| Do this |
Exactly the lines from the line containing "Convert this chart" through the line containing "import seaborn as sns" are to be echoed, with both included and pictures left out.
[Begin Provided records]
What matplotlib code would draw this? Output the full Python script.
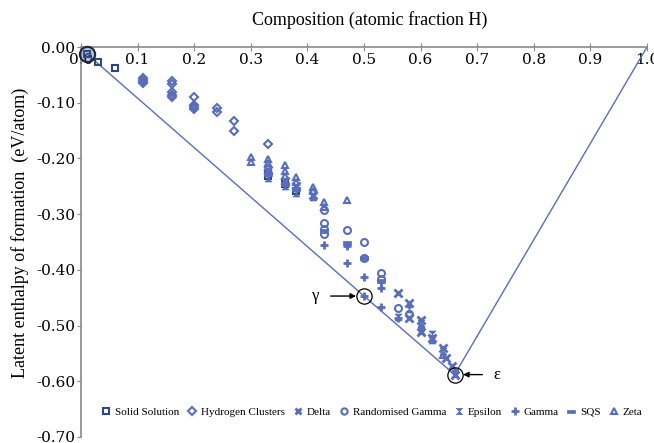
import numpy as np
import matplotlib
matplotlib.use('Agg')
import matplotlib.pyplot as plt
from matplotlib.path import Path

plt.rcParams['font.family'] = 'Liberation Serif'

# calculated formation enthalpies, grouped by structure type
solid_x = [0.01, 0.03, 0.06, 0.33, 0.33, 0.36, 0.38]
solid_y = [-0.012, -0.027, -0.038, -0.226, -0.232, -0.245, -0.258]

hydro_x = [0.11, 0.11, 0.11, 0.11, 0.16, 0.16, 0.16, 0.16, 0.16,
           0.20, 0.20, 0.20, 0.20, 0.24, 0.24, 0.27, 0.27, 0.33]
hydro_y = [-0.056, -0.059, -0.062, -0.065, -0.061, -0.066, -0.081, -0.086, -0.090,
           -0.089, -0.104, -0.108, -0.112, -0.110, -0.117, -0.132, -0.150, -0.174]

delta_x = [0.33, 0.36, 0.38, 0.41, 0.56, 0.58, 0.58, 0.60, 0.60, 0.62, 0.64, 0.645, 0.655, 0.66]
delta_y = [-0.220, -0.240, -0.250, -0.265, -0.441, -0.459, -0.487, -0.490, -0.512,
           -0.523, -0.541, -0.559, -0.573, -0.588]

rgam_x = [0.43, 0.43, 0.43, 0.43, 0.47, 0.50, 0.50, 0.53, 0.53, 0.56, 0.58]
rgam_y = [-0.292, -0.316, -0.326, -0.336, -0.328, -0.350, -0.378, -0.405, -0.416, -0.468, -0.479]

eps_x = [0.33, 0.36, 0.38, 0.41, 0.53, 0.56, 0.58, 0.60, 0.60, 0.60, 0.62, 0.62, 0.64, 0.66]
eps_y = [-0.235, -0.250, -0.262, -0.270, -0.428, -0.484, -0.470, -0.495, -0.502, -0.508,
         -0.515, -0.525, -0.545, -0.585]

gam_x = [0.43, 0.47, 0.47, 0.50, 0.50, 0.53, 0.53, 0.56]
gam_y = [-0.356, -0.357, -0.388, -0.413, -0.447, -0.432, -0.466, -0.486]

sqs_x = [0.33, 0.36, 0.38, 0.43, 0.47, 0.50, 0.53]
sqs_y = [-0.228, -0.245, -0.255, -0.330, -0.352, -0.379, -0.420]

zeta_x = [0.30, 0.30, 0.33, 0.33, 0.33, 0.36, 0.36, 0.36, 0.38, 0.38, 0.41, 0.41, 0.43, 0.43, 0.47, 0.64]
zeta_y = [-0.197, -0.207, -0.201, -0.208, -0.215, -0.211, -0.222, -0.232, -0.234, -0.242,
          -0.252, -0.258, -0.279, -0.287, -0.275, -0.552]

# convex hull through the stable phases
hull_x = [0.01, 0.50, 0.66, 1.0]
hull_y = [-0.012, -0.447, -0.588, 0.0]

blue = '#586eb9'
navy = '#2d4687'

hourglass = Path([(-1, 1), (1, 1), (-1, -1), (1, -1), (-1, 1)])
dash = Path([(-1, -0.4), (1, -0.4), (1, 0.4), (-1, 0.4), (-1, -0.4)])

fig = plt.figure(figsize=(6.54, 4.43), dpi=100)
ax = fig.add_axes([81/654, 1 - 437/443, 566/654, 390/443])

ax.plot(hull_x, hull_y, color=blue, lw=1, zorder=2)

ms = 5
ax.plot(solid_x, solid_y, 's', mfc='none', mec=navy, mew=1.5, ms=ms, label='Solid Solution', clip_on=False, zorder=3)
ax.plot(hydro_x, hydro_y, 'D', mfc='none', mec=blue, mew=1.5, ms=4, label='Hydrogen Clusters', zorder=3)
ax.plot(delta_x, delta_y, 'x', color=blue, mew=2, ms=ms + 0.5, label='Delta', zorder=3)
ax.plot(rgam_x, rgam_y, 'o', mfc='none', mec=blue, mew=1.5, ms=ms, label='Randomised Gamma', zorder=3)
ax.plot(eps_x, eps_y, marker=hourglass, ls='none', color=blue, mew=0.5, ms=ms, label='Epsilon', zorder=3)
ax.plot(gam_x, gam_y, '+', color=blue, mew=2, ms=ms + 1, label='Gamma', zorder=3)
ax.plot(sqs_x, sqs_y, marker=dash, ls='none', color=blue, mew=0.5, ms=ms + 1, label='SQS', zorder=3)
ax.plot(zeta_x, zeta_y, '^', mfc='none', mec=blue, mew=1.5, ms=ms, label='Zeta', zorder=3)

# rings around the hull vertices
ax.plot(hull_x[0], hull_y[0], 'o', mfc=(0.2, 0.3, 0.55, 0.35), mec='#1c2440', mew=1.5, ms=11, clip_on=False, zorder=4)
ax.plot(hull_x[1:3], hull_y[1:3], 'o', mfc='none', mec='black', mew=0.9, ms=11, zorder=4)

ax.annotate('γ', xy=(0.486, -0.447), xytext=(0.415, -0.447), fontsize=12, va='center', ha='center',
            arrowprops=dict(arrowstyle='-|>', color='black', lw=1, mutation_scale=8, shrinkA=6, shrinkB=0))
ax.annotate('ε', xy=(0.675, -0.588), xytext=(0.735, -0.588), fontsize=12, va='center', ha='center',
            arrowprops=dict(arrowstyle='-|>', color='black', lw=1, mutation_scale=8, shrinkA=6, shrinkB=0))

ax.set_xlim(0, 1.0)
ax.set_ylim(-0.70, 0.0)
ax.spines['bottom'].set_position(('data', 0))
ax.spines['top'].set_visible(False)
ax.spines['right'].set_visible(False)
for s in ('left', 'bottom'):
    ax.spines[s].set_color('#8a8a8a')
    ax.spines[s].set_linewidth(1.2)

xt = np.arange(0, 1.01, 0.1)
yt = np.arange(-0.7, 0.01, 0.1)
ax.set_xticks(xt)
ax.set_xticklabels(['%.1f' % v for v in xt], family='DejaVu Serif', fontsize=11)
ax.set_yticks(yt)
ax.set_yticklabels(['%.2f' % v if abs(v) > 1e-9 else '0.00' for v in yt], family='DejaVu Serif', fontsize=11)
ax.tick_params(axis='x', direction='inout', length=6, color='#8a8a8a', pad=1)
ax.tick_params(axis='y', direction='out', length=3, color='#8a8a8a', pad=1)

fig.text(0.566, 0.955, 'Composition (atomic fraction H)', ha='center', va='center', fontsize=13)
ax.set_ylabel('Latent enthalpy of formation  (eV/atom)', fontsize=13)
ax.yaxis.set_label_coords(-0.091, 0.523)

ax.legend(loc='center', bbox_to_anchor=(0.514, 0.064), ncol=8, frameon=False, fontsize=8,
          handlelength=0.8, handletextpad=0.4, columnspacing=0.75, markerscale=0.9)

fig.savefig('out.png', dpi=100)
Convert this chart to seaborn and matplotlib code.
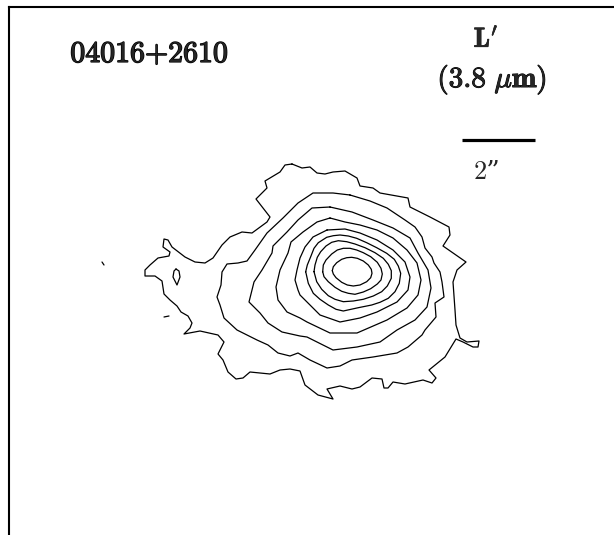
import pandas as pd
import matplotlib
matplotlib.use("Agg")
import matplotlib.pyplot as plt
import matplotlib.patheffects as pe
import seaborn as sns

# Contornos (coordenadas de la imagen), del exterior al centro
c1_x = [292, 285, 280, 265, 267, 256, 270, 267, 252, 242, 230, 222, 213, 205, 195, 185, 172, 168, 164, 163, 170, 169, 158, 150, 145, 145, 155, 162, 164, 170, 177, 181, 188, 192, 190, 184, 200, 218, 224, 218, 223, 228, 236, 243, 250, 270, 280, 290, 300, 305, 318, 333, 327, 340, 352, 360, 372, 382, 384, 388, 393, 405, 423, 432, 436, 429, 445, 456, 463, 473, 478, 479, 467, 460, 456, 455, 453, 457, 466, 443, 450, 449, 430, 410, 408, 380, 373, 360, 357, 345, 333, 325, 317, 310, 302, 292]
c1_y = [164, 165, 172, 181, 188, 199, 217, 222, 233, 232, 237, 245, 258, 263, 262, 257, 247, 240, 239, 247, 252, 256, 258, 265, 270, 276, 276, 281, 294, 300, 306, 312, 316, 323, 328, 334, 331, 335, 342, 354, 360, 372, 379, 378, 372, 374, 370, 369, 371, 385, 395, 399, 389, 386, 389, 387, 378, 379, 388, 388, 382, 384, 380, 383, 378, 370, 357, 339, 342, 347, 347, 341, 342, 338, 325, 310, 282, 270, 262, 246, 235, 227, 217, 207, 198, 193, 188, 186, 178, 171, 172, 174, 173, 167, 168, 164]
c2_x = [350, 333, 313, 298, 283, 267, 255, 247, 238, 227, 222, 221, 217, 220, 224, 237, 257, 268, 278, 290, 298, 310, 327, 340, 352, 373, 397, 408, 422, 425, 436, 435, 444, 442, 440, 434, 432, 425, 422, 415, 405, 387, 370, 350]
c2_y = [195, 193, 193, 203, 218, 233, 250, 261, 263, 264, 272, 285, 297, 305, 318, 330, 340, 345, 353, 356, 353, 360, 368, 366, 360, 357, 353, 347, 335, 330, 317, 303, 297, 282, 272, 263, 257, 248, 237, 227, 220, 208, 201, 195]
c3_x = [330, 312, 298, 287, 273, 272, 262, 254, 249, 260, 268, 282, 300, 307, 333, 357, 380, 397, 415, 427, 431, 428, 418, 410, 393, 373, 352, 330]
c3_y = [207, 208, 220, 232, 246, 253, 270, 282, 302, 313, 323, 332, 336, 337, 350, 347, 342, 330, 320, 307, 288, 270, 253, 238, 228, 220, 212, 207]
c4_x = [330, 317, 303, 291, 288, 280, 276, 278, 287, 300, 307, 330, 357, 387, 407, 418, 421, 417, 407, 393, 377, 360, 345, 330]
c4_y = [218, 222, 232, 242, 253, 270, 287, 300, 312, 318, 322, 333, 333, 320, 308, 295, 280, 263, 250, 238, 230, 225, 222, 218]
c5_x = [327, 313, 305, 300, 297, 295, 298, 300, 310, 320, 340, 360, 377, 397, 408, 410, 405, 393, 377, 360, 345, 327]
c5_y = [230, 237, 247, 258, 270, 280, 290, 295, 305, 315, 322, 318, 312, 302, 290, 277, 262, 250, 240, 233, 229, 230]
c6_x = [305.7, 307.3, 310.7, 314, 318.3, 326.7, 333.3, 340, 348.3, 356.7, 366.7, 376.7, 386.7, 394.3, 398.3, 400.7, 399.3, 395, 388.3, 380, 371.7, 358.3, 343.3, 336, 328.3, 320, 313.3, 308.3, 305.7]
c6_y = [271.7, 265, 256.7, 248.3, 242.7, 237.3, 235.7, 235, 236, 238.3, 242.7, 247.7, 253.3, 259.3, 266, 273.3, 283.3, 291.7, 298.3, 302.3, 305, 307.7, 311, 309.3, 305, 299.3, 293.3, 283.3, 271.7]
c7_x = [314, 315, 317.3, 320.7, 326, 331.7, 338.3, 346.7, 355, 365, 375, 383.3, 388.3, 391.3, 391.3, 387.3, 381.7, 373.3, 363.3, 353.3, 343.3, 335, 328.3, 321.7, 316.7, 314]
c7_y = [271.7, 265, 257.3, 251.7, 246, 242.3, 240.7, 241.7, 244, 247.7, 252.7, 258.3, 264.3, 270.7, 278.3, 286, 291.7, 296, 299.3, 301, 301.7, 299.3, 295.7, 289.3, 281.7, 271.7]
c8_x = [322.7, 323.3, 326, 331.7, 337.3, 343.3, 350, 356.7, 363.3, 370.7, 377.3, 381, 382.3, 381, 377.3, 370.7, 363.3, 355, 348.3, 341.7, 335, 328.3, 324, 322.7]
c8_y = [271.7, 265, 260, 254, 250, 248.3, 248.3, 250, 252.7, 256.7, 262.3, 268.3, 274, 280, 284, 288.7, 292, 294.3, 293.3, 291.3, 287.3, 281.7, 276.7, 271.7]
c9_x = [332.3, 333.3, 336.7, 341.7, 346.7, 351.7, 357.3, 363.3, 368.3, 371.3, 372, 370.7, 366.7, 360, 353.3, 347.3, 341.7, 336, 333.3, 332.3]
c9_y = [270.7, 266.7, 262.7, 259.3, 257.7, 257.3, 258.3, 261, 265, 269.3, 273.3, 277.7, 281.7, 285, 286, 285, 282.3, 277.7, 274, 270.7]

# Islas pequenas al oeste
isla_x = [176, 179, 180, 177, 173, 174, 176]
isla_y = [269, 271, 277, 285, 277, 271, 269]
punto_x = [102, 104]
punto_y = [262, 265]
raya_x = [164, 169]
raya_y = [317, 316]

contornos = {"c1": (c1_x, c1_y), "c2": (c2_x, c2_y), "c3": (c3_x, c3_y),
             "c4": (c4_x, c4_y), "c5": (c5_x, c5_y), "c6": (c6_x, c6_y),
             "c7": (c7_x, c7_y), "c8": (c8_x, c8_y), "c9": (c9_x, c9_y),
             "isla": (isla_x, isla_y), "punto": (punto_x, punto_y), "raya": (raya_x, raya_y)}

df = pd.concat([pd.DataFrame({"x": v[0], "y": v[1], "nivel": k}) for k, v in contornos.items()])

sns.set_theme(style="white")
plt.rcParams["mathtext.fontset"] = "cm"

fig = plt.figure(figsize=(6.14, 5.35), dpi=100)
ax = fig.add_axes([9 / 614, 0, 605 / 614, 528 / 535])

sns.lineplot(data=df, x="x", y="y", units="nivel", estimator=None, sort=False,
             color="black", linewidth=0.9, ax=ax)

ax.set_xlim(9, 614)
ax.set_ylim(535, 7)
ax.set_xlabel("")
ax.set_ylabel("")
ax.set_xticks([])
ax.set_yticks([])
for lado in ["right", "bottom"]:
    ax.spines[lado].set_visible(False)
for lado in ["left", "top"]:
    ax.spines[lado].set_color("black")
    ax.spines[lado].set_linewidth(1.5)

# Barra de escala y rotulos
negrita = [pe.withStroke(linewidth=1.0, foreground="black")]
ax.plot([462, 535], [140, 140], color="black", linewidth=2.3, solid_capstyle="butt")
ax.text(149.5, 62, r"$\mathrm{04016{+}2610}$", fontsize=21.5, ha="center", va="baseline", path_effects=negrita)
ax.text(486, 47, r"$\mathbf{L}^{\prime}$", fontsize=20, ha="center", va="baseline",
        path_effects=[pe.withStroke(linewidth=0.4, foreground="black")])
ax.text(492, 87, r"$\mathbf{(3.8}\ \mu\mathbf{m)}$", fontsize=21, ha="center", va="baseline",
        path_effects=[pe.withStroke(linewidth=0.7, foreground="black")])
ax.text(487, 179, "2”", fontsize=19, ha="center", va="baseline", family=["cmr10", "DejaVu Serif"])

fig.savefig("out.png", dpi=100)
[End Provided records]
| Solution for this task |
Convert this chart to seaborn and matplotlib code.
import pandas as pd
import matplotlib
matplotlib.use("Agg")
import matplotlib.pyplot as plt
import matplotlib.patheffects as pe
import seaborn as sns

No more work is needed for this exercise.